Trump Misleadingly Claims Keystone Pipeline Will Produce 28,000 Jobs

President Donald Trump late Tuesday morning signed an executive order green-lighting the advancement of two highly-controversial oil pipelines, the Keystone XL pipeline and the Dakota Access pipeline. The CEO of the company that owns the Dakota Access pipeline, Kelcy Warren of Energy Transfer Partners, has donated almost $7 million to GOP super PACS, including one that supported Trump, and to individual Republican candidates and the RNC, according to The Washington Post.

“Trump has been the recipient of generous political contributions from Energy Transfer chief executive Kelcy Warren,” The Post reported in November.

“Warren this year has made $1.53 million in campaign contributions to super PACs and $252,300 to individual campaigns and the GOP, according to the Center for Responsive Politics,” the Post reported. “In June 2015, he gave $5 million to Opportunity and Freedom PAC, which supported Rick Perry’s presidential campaign. The Trump Victory Fund, a joint fundraising committee that includes Trump’s campaign, the Republican National Committee and some state parties, received a $100,000 contribution from Warren on June 29.”
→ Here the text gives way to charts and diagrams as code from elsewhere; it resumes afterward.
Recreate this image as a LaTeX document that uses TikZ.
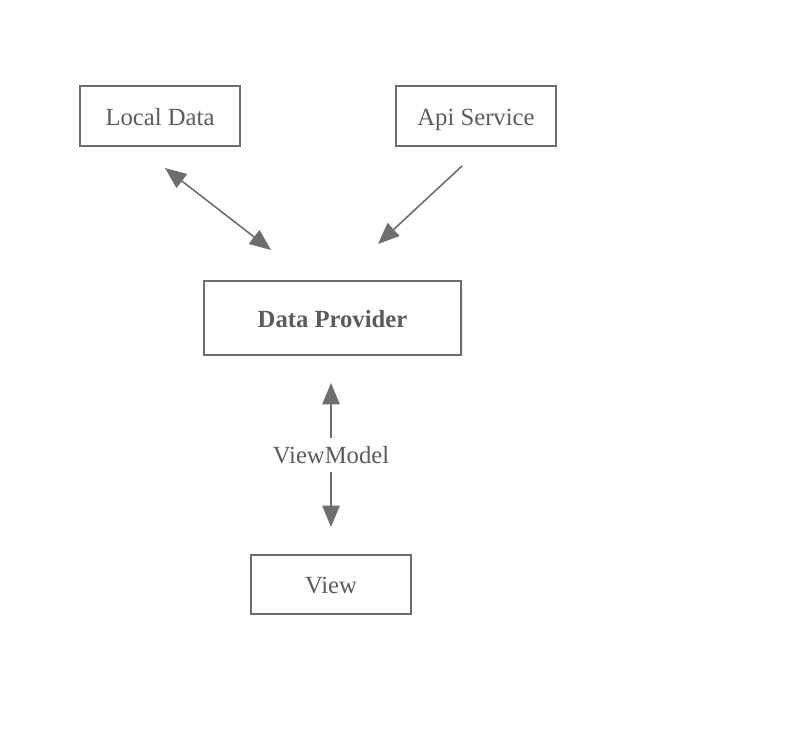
\documentclass[tikz,border=0pt]{standalone}
\usepackage{fontspec}
\setmainfont{Liberation Serif}
\usepackage{tikz}
\usetikzlibrary{arrows.meta, shadows}
\definecolor{boxgray}{HTML}{6E6E6E}
\definecolor{textgray}{HTML}{5C5C5C}
\tikzset{
  block/.style={draw=boxgray, line width=1.5pt, fill=white, text=textgray,
    minimum width=#1, minimum height=45pt, inner sep=0pt,
    text height=17pt, text depth=3.5pt,
    drop shadow={opacity=0.15, shadow xshift=1pt, shadow yshift=-1pt},
    font=\fontsize{18.5}{22}\selectfont},
  block/.default=120pt,
  link/.style={draw=boxgray, line width=1.2pt,
    -{Triangle[length=16pt,width=13pt]}},
  bilink/.style={link, {Triangle[length=16pt,width=13pt]}-{Triangle[length=16pt,width=13pt]}}
}
\begin{document}
\begin{tikzpicture}[x=0.75pt, y=-0.75pt]
  \useasboundingbox (0,0) rectangle (789,732);
  \node[block] (local) at (160,116) {Local Data};
  \node[block] (api) at (476,116) {Api Service};
  \node[block=193pt, minimum height=55pt, font=\fontsize{18.5}{22}\selectfont\bfseries] (prov) at (332.5,318) {Data Provider};
  \node[block, minimum height=44pt] (view) at (331,584.5) {View};
  % free ends of the connectors
  \coordinate (localend) at (165,168);
  \coordinate (provleft) at (271,250);
  \coordinate (apiend) at (462,166);
  \coordinate (provright) at (378,244);
  \coordinate (provbottom) at (331,383);
  \coordinate (viewtop) at (331,527);
  \draw[bilink] (localend) -- (provleft);
  \draw[link] (apiend) -- (provright);
  \draw[bilink] (provbottom) -- node[fill=white, text=textgray, inner xsep=2pt, inner ysep=6pt,
    font=\fontsize{18.5}{22}\selectfont] (vm) {ViewModel} (viewtop);
\end{tikzpicture}
\end{document}
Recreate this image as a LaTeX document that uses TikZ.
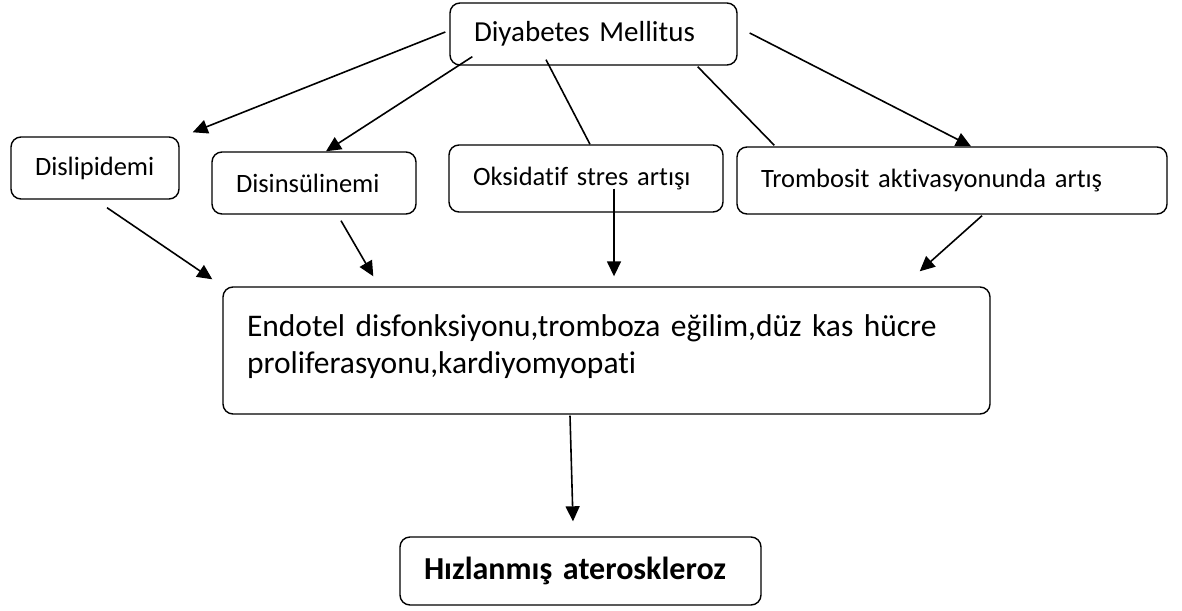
\documentclass[tikz,border=0pt]{standalone}
\usepackage{fontspec}
\setmainfont{Carlito}[Ligatures=NoCommon]
\usetikzlibrary{arrows.meta,calc}

\begin{document}
\begin{tikzpicture}[x=1pt,y=-1pt,
    box/.style={draw, rounded corners=10pt, line width=1.4pt, inner xsep=24pt, inner ysep=0pt, align=left},
    lbl/.style={font=\fontsize{26.5}{31}\selectfont},
    edgeline/.style={line width=1.6pt},
    edgearrow/.style={line width=1.6pt, -{Triangle[length=15pt,width=14pt]}}]
        \useasboundingbox (0,0) rectangle (1182,610);
        % boxes
        \node (dm) at (593.5,34) [box, text width=239pt, minimum height=62pt, font=\fontsize{29}{35}\selectfont] {Diyabetes Mellitus};
        \node (disl) at (95,168) [box, lbl, text width=120pt, minimum height=62pt] {Dislipidemi};
        \node (disins) at (314,183) [box, lbl, text width=156pt, minimum height=62pt] {Disinsülinemi};
        \node (oks) at (586,178.5) [box, lbl, text width=226pt, minimum height=67pt] {Oksidatif stres artışı};
        \node (tromb) at (952,180.5) [box, lbl, text width=382pt, minimum height=67pt] {Trombosit aktivasyonunda artış};
        \node (big) at (606.5,350.5) [box, text width=719pt, minimum height=127pt, text depth=50pt, font=\fontsize{31.5}{37}\selectfont] {Endotel disfonksiyonu,tromboza eğilim,düz kas hücre\\proliferasyonu,kardiyomyopati};
        \node (hiz) at (580.5,571) [box, text width=313pt, minimum height=68pt, font=\fontsize{32}{38}\selectfont\bfseries] {Hızlanmış ateroskleroz};
        % from Diyabetes Mellitus
        \draw[edgearrow] ($(dm.west)+(-4,-2)$) -- ($(disl.north east)+(13,-4)$);
        \draw[edgearrow] ($(dm.south west)+(23,-9)$) -- ($(disins.north)+(12,0)$);
        \draw[edgeline] ($(dm.south)+(-47.5,-6)$) -- ($(oks.north)+(4,0)$);
        \draw[edgeline] ($(dm.south east)+(-40,1)$) -- ($(tromb.north west)+(38,-1)$);
        \draw[edgearrow] ($(dm.east)+(12,-1)$) -- ($(tromb.north)+(19,0)$);
        % into the big box
        \draw[edgearrow] ($(disl.south)+(12,8)$) -- ($(big.north west)+(-10,-7)$);
        \draw[edgearrow] ($(disins.south)+(27,6)$) -- ($(big.north west)+(151,-10)$);
        \draw[edgearrow] ($(oks.center)+(28,10)$) -- ($(big.north)+(7.5,-10)$);
        \draw[edgearrow] ($(tromb.south)+(30,1)$) -- ($(big.north east)+(-71,-15)$);
        % result
        \draw[edgearrow] ($(big.south)+(-36.5,1)$) -- ($(hiz.north)+(-7.5,-15)$);
\end{tikzpicture}
\end{document}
The sum of those figures alone is nearly $7 million: $6,882,300 to be exact.

Reuters notes that Warren “gave $100,000 to the Trump Victory Fund, a joint fundraising committee that includes the Trump campaign, the Republican National Committee, the Republican Party of Arkansas and the Connecticut Republican Party.”

Trump had a financial interest in the Dakota Access pipeline, but he may have sold it off.

“Trump’s 2016 federal disclosure forms show he owned between $15,000 and $50,000 in stock in Texas-based Energy Transfer Partners. That’s down from between $500,000 and $1 million a year earlier,” CBS News reported in late November. “Trump also owns between $100,000 and $250,000 in Phillips 66, which has a one-quarter share of Dakota Access.”

An article published Tuesday in the International Business Times appears to confirm Trump’s financial interests in Energy Transfer Partners and Phillips 66. It also states that “Trump’s pick for Secretary of Energy Rick Perry sits on the board of Energy Transfer Partners.”

But The Washington Post reported November 23 that “President-elect Donald Trump sold off his shares of Energy Transfer Partners, the owner of the $3.7 billion Dakota Access pipeline that has become the focus of protests by Native American and environmental groups, according to his spokeswoman Hope Hicks.”

It did not mention his holdings in Phillips 66, which Trump could still own. In December, CNBC reported “Trump spokeswoman Hope Hicks did not say if he also sold his shares of Phillips 66.”

Trump misleadingly on Tuesday claimed the Keystone XL pipeline will produce 28,000 jobs. The pipelines will not, as many of their supporters claim, create “thousands” of jobs – those jobs are temporary. Keystone is expected to create just 40 or so permanent jobs.

Environmental groups and others strongly oppose the construction of both pipelines. Trump earlier Tuesday lied, claiming he had won environmental awards, which The Washington Post disputes. The Post, awarding Trump “Four Pinocchios,” notes Trump has been making the claim for the last six years, and no one has been able to find any evidence supporting it.